本公开实施例提供一种虚拟对象的运动控制方法及设备,涉及运动控制技术领域。该方法包括:根据用户的面部在真实的三维空间中的旋转状态,生成旋转控制向量,旋转状态包括:面部绕三维空间中的至少一个旋转轴分别旋转所对应的面部旋转角度,旋转控制向量在至少一个维度上的分量与旋转轴对应的面部旋转角度相关联;通过旋转控制向量控制虚拟对象运动,该运动包括:旋转运动。本公开实施例可以提高对虚拟对象的控制体验。

Description

虚拟对象的运动控制方法及设备
相关申请交叉引用
本申请要求于2022年4月19日提交中国专利局、申请号为202210411519.3、发明名称为“虚拟对象的运动控制方法及设备”的中国专利申请的优先权,其全部内容通过引用并入本文。
技术领域
本公开实施例涉及运动控制技术领域,尤其涉及一种虚拟对象的运动控制方法及设备。
背景技术
在运动控制技术领域中,虚拟对象可以在显示界面中不断的运动,而该虚拟对象的运动可以由用户控制。用户可以通过键盘、鼠标等方式控制虚拟对象,还可以通过面部控制虚拟对象。
现有技术中,在用户控制虚拟对象进行运动的过程中,可以在显示界面中显示虚拟对象的运动过程。参照图1所示,虚拟对象在t1时刻位于显示界面的位置L1处,经过运动,依次在t2时刻到达位置L2处,在t3时刻到达位置L3处,在t4时刻到达位置L4处,在t5时刻到达位置5处。从而形成了L1至L5的运动路径,当然,在一个时刻显示界面仅显示当前时刻虚拟对象所在的位置。
然而,现有技术的控制体验较差。
发明内容
本公开实施例提供一种虚拟对象的运动控制方法及设备,可以控制虚拟对象旋转,以提高控制体验。
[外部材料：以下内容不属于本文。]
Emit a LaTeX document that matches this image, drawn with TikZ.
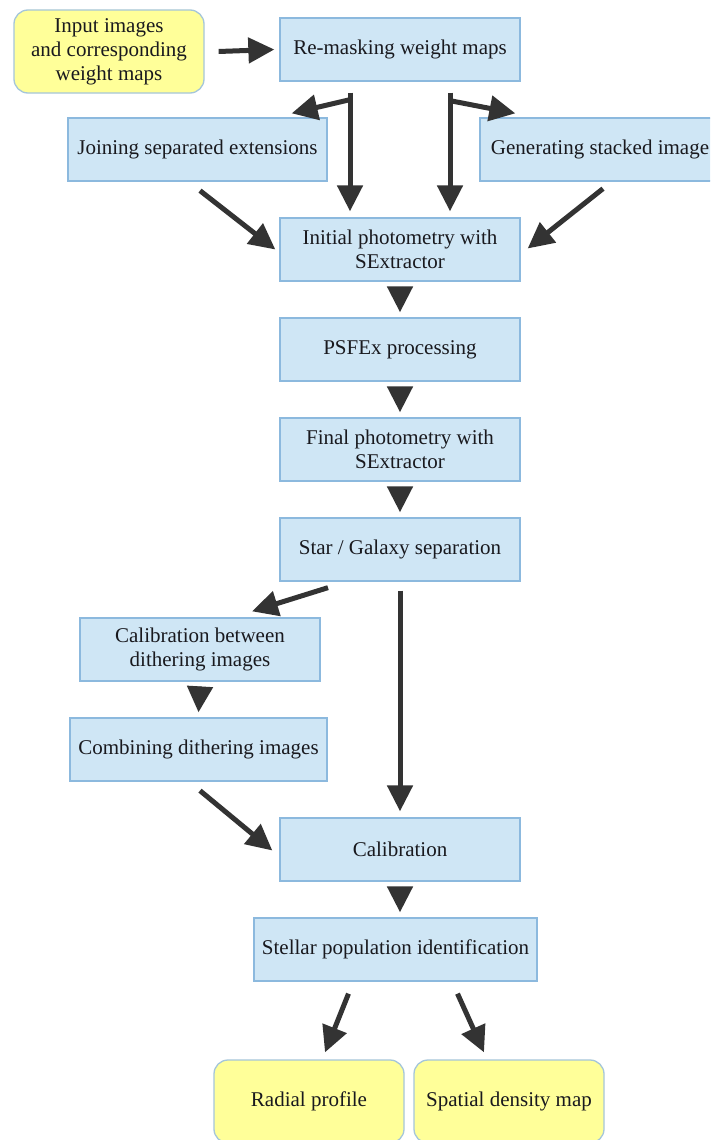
\documentclass[tikz,border=0pt]{standalone}
\usepackage{fontspec}
\setmainfont{Liberation Serif}
\usepackage{tikz}
\usetikzlibrary{arrows.meta, positioning}
\definecolor{boxblue}{RGB}{207,230,245}
\definecolor{edgeblue}{RGB}{140,185,222}
\definecolor{boxyellow}{RGB}{255,255,153}
\definecolor{edgegrey}{RGB}{165,198,218}
\definecolor{arrowdark}{RGB}{51,51,51}
\definecolor{textdark}{RGB}{25,25,30}
\tikzset{
  stepbox/.style={rectangle, draw=edgeblue, fill=boxblue, align=center,
    minimum width=240pt, minimum height=63pt, inner sep=2pt, text=textdark,
    font=\fontsize{21}{24}\selectfont, line width=1.3pt},
  endbox/.style={rectangle, draw=edgegrey, fill=boxyellow, align=center,
    minimum width=190pt, minimum height=83pt, inner sep=2pt, text=textdark,
    font=\fontsize{21}{24}\selectfont, rounded corners=14pt, line width=1.3pt},
  arrow/.style={-{Triangle[length=26pt,width=25pt]}, line width=5pt, color=arrowdark},
  line/.style={line width=5pt, color=arrowdark}
}
\begin{document}
\begin{tikzpicture}[x=1pt,y=-1pt]
  \clip (0,0) rectangle (710,1140);
  \fill[white] (0,0) rectangle (710,1140);

  % Boxes of the pipeline
  \node[endbox] (input) at (109,51.5) {Input images\\and corresponding\\weight maps};
  \node[stepbox] (remask) at (400,49.5) {Re-masking weight maps};
  \node[stepbox, minimum width=259pt] (join) at (197.5,149.5) {Joining separated extensions};
  \node[stepbox] (stack) at (600,149.5) {Generating stacked image};
  \node[stepbox] (initphot) at (400,249.5) {Initial photometry with\\SExtractor};
  \node[stepbox] (psfex) at (400,349.5) {PSFEx processing};
  \node[stepbox] (finphot) at (400,449.5) {Final photometry with\\SExtractor};
  \node[stepbox] (stargal) at (400,549.5) {Star / Galaxy separation};
  \node[stepbox] (calbetw) at (200,649.5) {Calibration between\\dithering images};
  \node[stepbox, minimum width=257pt] (combine) at (198.5,749.5) {Combining dithering images};
  \node[stepbox] (calib) at (400,849.5) {Calibration};
  \node[stepbox, minimum width=283pt] (stelpop) at (395.5,949.5) {Stellar population identification};
  \node[endbox] (radial) at (309,1101.5) {Radial profile};
  \node[endbox] (density) at (509,1101.5) {Spatial density map};

  % Branch points under the re-masking box
  \coordinate (bl) at ([xshift=-50pt,yshift=-18pt]remask.south);
  \coordinate (br) at ([xshift=50pt,yshift=-19pt]remask.south);

  % Connectors
  \draw[arrow] ([xshift=14pt]input.east) -- ([xshift=-5pt]remask.west);
  \draw[arrow] ([xshift=-50pt,yshift=-11pt]remask.south) -- ([xshift=-50pt,yshift=6pt]initphot.north);
  \draw[arrow] ([xshift=50pt,yshift=-11pt]remask.south) -- ([xshift=50pt,yshift=6pt]initphot.north);
  \draw[arrow] (bl) -- ([xshift=-36pt,yshift=4pt]join.north east);
  \draw[arrow] (br) -- ([xshift=36pt,yshift=4pt]stack.north west);
  \draw[arrow] ([xshift=2.5pt,yshift=-9pt]join.south) -- ([xshift=-4pt]initphot.west);
  \draw[arrow] ([xshift=3pt,yshift=-7pt]stack.south) -- ([xshift=7pt,yshift=1pt]initphot.east);
  \draw[arrow] ([yshift=-5pt]initphot.south) -- ([yshift=5pt]psfex.north);
  \draw[arrow] ([yshift=-5pt]psfex.south) -- ([yshift=5pt]finphot.north);
  \draw[arrow] ([yshift=-5pt]finphot.south) -- ([yshift=5pt]stargal.north);
  \draw[arrow] ([xshift=-72pt,yshift=-6pt]stargal.south) -- ([xshift=52pt,yshift=6pt]calbetw.north);
  \draw[arrow] ([yshift=-9pt]stargal.south) -- ([yshift=6pt]calib.north);
  \draw[arrow] ([yshift=-5pt]calbetw.south) -- ([yshift=5pt]combine.north);
  \draw[arrow] ([xshift=1.5pt,yshift=-9pt]combine.south) -- ([xshift=-7pt,yshift=-1pt]calib.west);
  \draw[arrow] ([yshift=-5pt]calib.south) -- ([yshift=5pt]calib.south |- stelpop.north);
  \draw[arrow] ([xshift=-47pt,yshift=-12pt]stelpop.south) -- ([xshift=16pt,yshift=7pt]radial.north);
  \draw[arrow] ([xshift=62pt,yshift=-12pt]stelpop.south) -- ([xshift=-25pt,yshift=7pt]density.north);
\end{tikzpicture}
\end{document}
第一方面,本公开实施例提供一种虚拟对象的运动控制方法,包括:
根据用户的面部在真实的三维空间中的旋转状态,生成旋转控制向量,所述旋转状态包括:所述面部绕所述三维空间中的至少一个旋转轴分别旋转所对应的面部旋转角度,所述旋转控制向量在至少一个维度上的分量与所述旋转轴对应的所述面部旋转角度相关联;
通过所述旋转控制向量控制虚拟对象运动,所述运动包括:旋转运动。
第二方面,本公开实施例提供一种虚拟对象的运动控制装置,包括:
控制向量生成模块,用于根据用户的面部在真实的三维空间中的旋转状态,生成旋转控制向量,所述旋转状态包括:所述面部绕所述三维空间中的至少一个旋转轴分别旋转所对应的面部旋转角度,所述旋转控制向量在至少一个维度上的分量与所述旋转轴对应的所述面部旋转角度相关联;
运动控制模块,用于通过所述旋转控制向量控制虚拟对象运动,所述运动包括:旋转运动。
第三方面,本公开实施例提供一种电子设备,包括:至少一个处理器和存储器;
所述存储器存储计算机执行指令;
所述至少一个处理器执行所述存储器存储的计算机执行指令,使得所述电子设备实现如第一方面所述的方法。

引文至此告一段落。